Karen Hegland, PhD
Name of Institution:
University of Florida, Gainesville, FL
Low utilization of deep brain stimulation (DBS) therapy among minoritized individuals with Parkinson disease
Dr. Karen Hegland is an Associate Professor in the Department of Speech, Language and Hearing Sciences at the University of Florida, where she also serves as Associate Department Chair and Program Director of the Master’s program for Speech-Language Pathology. She is Principal Investigator of the Laboratory for the study of Upper Airway Dysfunction (UAD lab), whose mission it is to improve clinical outcomes and quality of life in patients with speech, swallow and/or cough disorders through research, clinical care, and education. Dr. Hegland’s research interests include disorders of the upper airway and respiratory systems resulting from neurodegenerative diseases, with a focus on Parkinson disease (PD) and atypical forms of Parkinsonism.

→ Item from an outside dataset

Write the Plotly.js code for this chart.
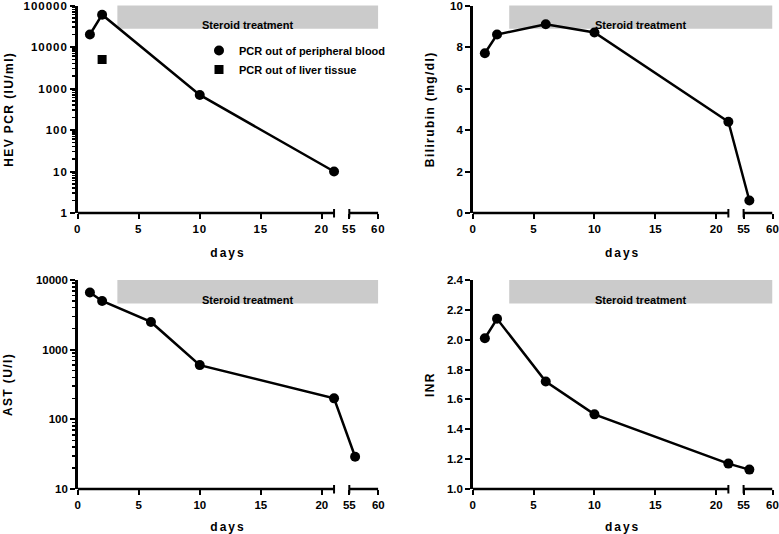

Dr. Hegland received her PhD in 2006 from the University of Florida, and then went on to complete a Career Development Award through Veterans Affairs (VA) at the Malcom Randall VA Medical Center in Gainesville, Florida. Following that, she completed NIH funded postdoctoral training under the mentorship of Dr. Paul Davenport, where she focused on respiratory physiology and respiratory somatosensation. She joined the faculty at the University of Florida in 2012 and was granted tenure and promotion in 2018. She has been funded by the NIH since 2014, and her highly collaborative research has led to advances in the understanding and management of airway protection disorders in PD.
Dr. Hegland’s current studies are focused on understanding the impact of deep brain stimulation (DBS) on upper airway functions in people with PD, as well as disparities in the utilization of DBS among different patient groups.
The objectives include: 1) Identifying patient predictors for DBS surgery, 2) Exploring patients’ perceptions of key factors affecting DBS acceptance, and 3) Examining racial differences in quality of life among DBS recipients.
Deep brain stimulation (DBS) has proven effective in reducing tremors and other symptoms in PD patients, but there are disparities in its utilization, particularly among different racial groups. This study aims to identify the factors that contribute to these disparities and understand their long-term impact on patients’ quality of life.
This study uses a mixed methods approach. First, a large clinical database will be used to identify eligible PD patients for DBS based on neurologist referrals. Then, a local group of PD patients will be interviewed to explore their DBS experiences. Lastly, electronic health records will be used to measure quality of life among DBS recipients, specifically examining racial differences.
Relevance to Diagnosis/Treatment of Parkinson’s Disease:
This unique study focuses on understanding and addressing racial disparities in DBS care access individuals with PD. By combining quantitative and qualitative approaches, Dr. Hegland’s research will shed light on the barriers preventing patients from accessing cutting-edge care. This knowledge will empower healthcare professionals to eliminate these barriers, ensuring all PD patients, regardless of race, can benefit from the best possible care.